## BRIEF
Don't include pictures. Quote the lines below from the first through the line that contains "ax = fig.add_axes([45/690, 27/927, 608/690, 868/927])".

## DATA LINES
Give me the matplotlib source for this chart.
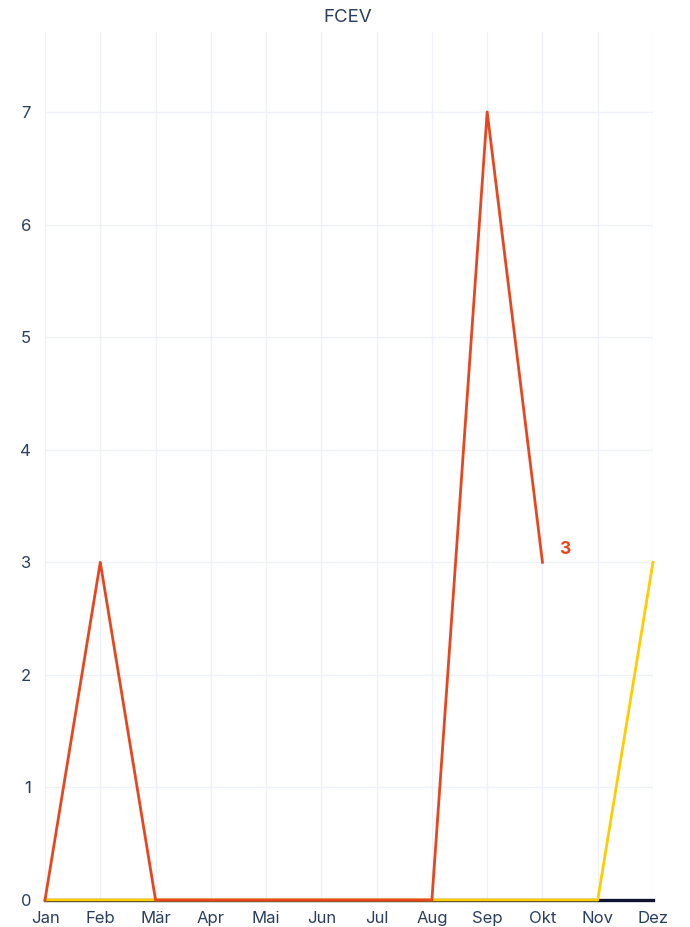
import matplotlib
matplotlib.use("Agg")
import matplotlib.pyplot as plt

months = ["Jan", "Feb", "Mär", "Apr", "Mai", "Jun", "Jul", "Aug", "Sep", "Okt", "Nov", "Dez"]
red_vals = [0, 3, 0, 0, 0, 0, 0, 0, 7, 3]
yellow_vals = [0, 0, 0, 0, 0, 0, 0, 0, 0, 0, 0, 3]
navy_vals = [0, 0, 0, 0, 0, 0, 0, 0, 0, 0, 0, 0]
y_ticks = [0, 1, 2, 3, 4, 5, 6, 7]

plt.rcParams["font.family"] = ["Inter", "DejaVu Sans"]
text_col = "#2a3f5f"
grid_col = "#eef1f8"

fig = plt.figure(figsize=(6.9, 9.27), dpi=100)
ax = fig.add_axes([45/690, 27/927, 608/690, 868/927])

x_all = list(range(len(months)))
ax.plot(x_all, navy_vals, color="#0d1330", lw=2.4, clip_on=False, zorder=2)
ax.plot(x_all, yellow_vals, color="#ffcc00", lw=2.0, clip_on=False, zorder=3)
ax.plot(x_all[:len(red_vals)], red_vals, color="#e8461e", lw=2.0, clip_on=False, zorder=4)

ax.annotate(str(red_vals[-1]), (len(red_vals) - 1, red_vals[-1]), xytext=(12, 9),
            textcoords="offset points", color="#e8461e", fontsize=12.5, fontweight="bold",
            ha="left", va="center")

ax.set_xlim(0, len(months) - 1)
ax.set_ylim(0, 7.71)
ax.set_xticks(x_all)
ax.set_xticklabels(months)
ax.set_yticks(y_ticks)
ax.tick_params(axis="both", length=0, colors=text_col, labelsize=12)
ax.tick_params(axis="x", pad=8)
ax.tick_params(axis="y", pad=10)
ax.grid(True, color=grid_col, lw=1.0)
ax.set_axisbelow(True)
for s in ax.spines.values():
    s.set_visible(False)

fig.text(348/690, 1 - 18/927, "FCEV", ha="center", va="center", fontsize=13.5, color=text_col)

fig.savefig("out.png", dpi=100)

## PROBLEM SOLUTION
Give me the matplotlib source for this chart.
import matplotlib
matplotlib.use("Agg")
import matplotlib.pyplot as plt

months = ["Jan", "Feb", "Mär", "Apr", "Mai", "Jun", "Jul", "Aug", "Sep", "Okt", "Nov", "Dez"]
red_vals = [0, 3, 0, 0, 0, 0, 0, 0, 7, 3]
yellow_vals = [0, 0, 0, 0, 0, 0, 0, 0, 0, 0, 0, 3]
navy_vals = [0, 0, 0, 0, 0, 0, 0, 0, 0, 0, 0, 0]
y_ticks = [0, 1, 2, 3, 4, 5, 6, 7]

plt.rcParams["font.family"] = ["Inter", "DejaVu Sans"]
text_col = "#2a3f5f"
grid_col = "#eef1f8"

fig = plt.figure(figsize=(6.9, 9.27), dpi=100)
ax = fig.add_axes([45/690, 27/927, 608/690, 868/927])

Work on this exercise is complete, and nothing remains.